## Problem details
Skip every picture and transcribe the remaining material exactly.

==== Collected material ====

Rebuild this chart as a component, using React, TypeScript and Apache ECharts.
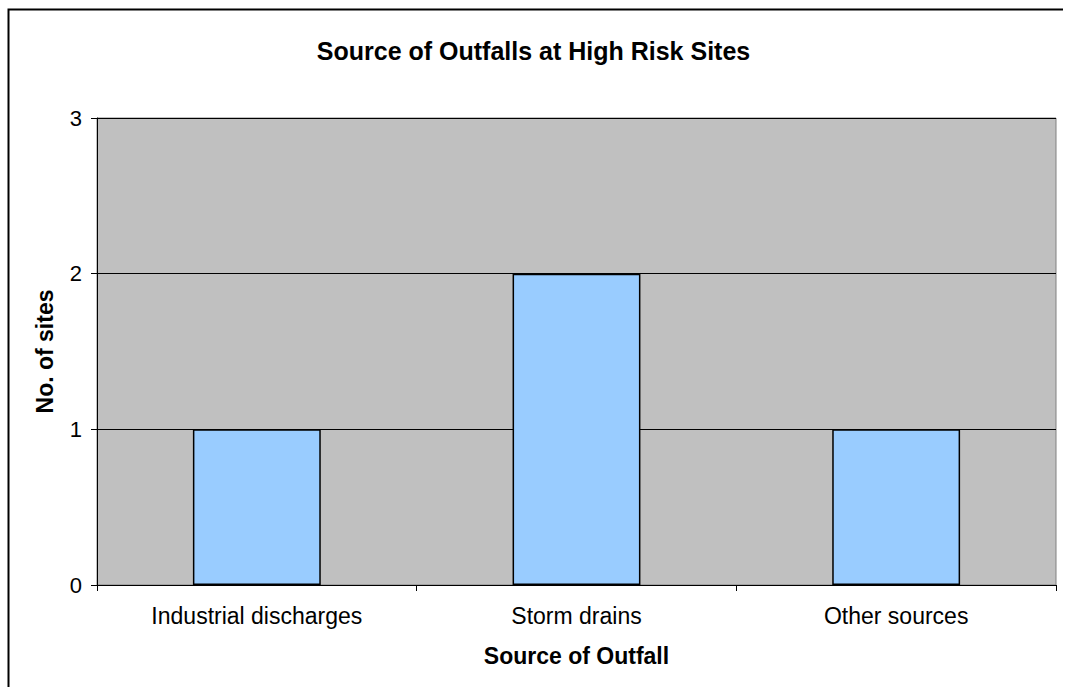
import React, { useEffect, useRef } from "react";
import * as echarts from "echarts";

const categories = ["Industrial discharges", "Storm drains", "Other sources"];
const siteCounts = [1, 2, 1];
const yTicks = { min: 0, max: 3, interval: 1 };

export default function App() {
  const ref = useRef<HTMLDivElement>(null);
  useEffect(() => {
    document.body.style.margin = "0";
    const chart = echarts.init(ref.current!, null, { renderer: "svg" });
    const font = "Arial, 'Liberation Sans', sans-serif";
    chart.setOption({
      animation: false,
      backgroundColor: "#ffffff",
      title: {
        text: "Source of Outfalls at High Risk Sites",
        left: "center",
        top: 33,
        textStyle: { fontFamily: font, fontSize: 25, fontWeight: "bold", color: "#000" },
      },
      graphic: [
        {
          type: "polyline",
          shape: { points: [[1063, 9.5], [8.5, 9.5], [8.5, 700]] },
          style: { stroke: "#000", lineWidth: 2, fill: null },
          silent: true,
        },
      ],
      grid: {
        left: 97,
        right: 11,
        top: 118,
        bottom: 102,
        show: true,
        backgroundColor: "#c0c0c0",
        borderColor: "#808080",
        borderWidth: 1,
      },
      xAxis: {
        type: "category",
        data: categories,
        name: "Source of Outfall",
        nameLocation: "middle",
        nameGap: 59,
        nameTextStyle: { fontFamily: font, fontSize: 23, fontWeight: "bold", color: "#000" },
        axisLine: { lineStyle: { color: "#000", width: 1 } },
        axisTick: { show: true, length: 6, lineStyle: { color: "#000" } },
        axisLabel: { fontFamily: font, fontSize: 23, color: "#000", margin: 19 },
        splitLine: { show: false },
      },
      yAxis: {
        type: "value",
        min: yTicks.min,
        max: yTicks.max,
        interval: yTicks.interval,
        name: "No. of sites",
        nameLocation: "middle",
        nameRotate: 90,
        nameGap: 41,
        nameTextStyle: { fontFamily: font, fontSize: 23, fontWeight: "bold", color: "#000" },
        axisLine: { show: true, lineStyle: { color: "#000", width: 1 } },
        axisTick: { show: true, length: 6, lineStyle: { color: "#000" } },
        axisLabel: { fontFamily: font, fontSize: 22, color: "#000", margin: 15 },
        splitLine: { show: true, lineStyle: { color: "#000", width: 1 } },
      },
      series: [
        {
          type: "bar",
          data: siteCounts,
          barWidth: "40%",
          itemStyle: { color: "#99ccff", borderColor: "#000", borderWidth: 1.5 },
        },
      ],
    });
    return () => chart.dispose();
  }, []);
  return <div ref={ref} style={{ width: 1067, height: 687 }} />;
}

====

## Task result
Rebuild this chart as a component, using React, TypeScript and Apache ECharts.
import React, { useEffect, useRef } from "react";
import * as echarts from "echarts";

const categories = ["Industrial discharges", "Storm drains", "Other sources"];
const siteCounts = [1, 2, 1];
const yTicks = { min: 0, max: 3, interval: 1 };

export default function App() {
  const ref = useRef<HTMLDivElement>(null);
  useEffect(() => {
    document.body.style.margin = "0";
    const chart = echarts.init(ref.current!, null, { renderer: "svg" });
    const font = "Arial, 'Liberation Sans', sans-serif";
    chart.setOption({
      animation: false,
      backgroundColor: "#ffffff",
      title: {
        text: "Source of Outfalls at High Risk Sites",
        left: "center",
        top: 33,
        textStyle: { fontFamily: font, fontSize: 25, fontWeight: "bold", color: "#000" },
      },
      graphic: [
        {
          type: "polyline",
          shape: { points: [[1063, 9.5], [8.5, 9.5], [8.5, 700]] },
          style: { stroke: "#000", lineWidth: 2, fill: null },
          silent: true,
        },
      ],
      grid: {
        left: 97,
        right: 11,
        top: 118,
        bottom: 102,
        show: true,
        backgroundColor: "#c0c0c0",
        borderColor: "#808080",
        borderWidth: 1,
      },
      xAxis: {
        type: "category",
        data: categories,
        name: "Source of Outfall",
        nameLocation: "middle",
        nameGap: 59,
        nameTextStyle: { fontFamily: font, fontSize: 23, fontWeight: "bold", color: "#000" },
        axisLine: { lineStyle: { color: "#000", width: 1 } },
        axisTick: { show: true, length: 6, lineStyle: { color: "#000" } },
        axisLabel: { fontFamily: font, fontSize: 23, color: "#000", margin: 19 },
        splitLine: { show: false },
      },
      yAxis: {
        type: "value",
        min: yTicks.min,
        max: yTicks.max,
        interval: yTicks.interval,
        name: "No. of sites",
        nameLocation: "middle",
        nameRotate: 90,
        nameGap: 41,
        nameTextStyle: { fontFamily: font, fontSize: 23, fontWeight: "bold", color: "#000" },
        axisLine: { show: true, lineStyle: { color: "#000", width: 1 } },
        axisTick: { show: true, length: 6, lineStyle: { color: "#000" } },
        axisLabel: { fontFamily: font, fontSize: 22, color: "#000", margin: 15 },
        splitLine: { show: true, lineStyle: { color: "#000", width: 1 } },
      },
      series: [
        {
          type: "bar",
          data: siteCounts,
          barWidth: "40%",
          itemStyle: { color: "#99ccff", borderColor: "#000", borderWidth: 1.5 },
        },
      ],
    });
    return () => chart.dispose();
  }, []);
  return <div ref={ref} style={{ width: 1067, height: 687 }} />;
}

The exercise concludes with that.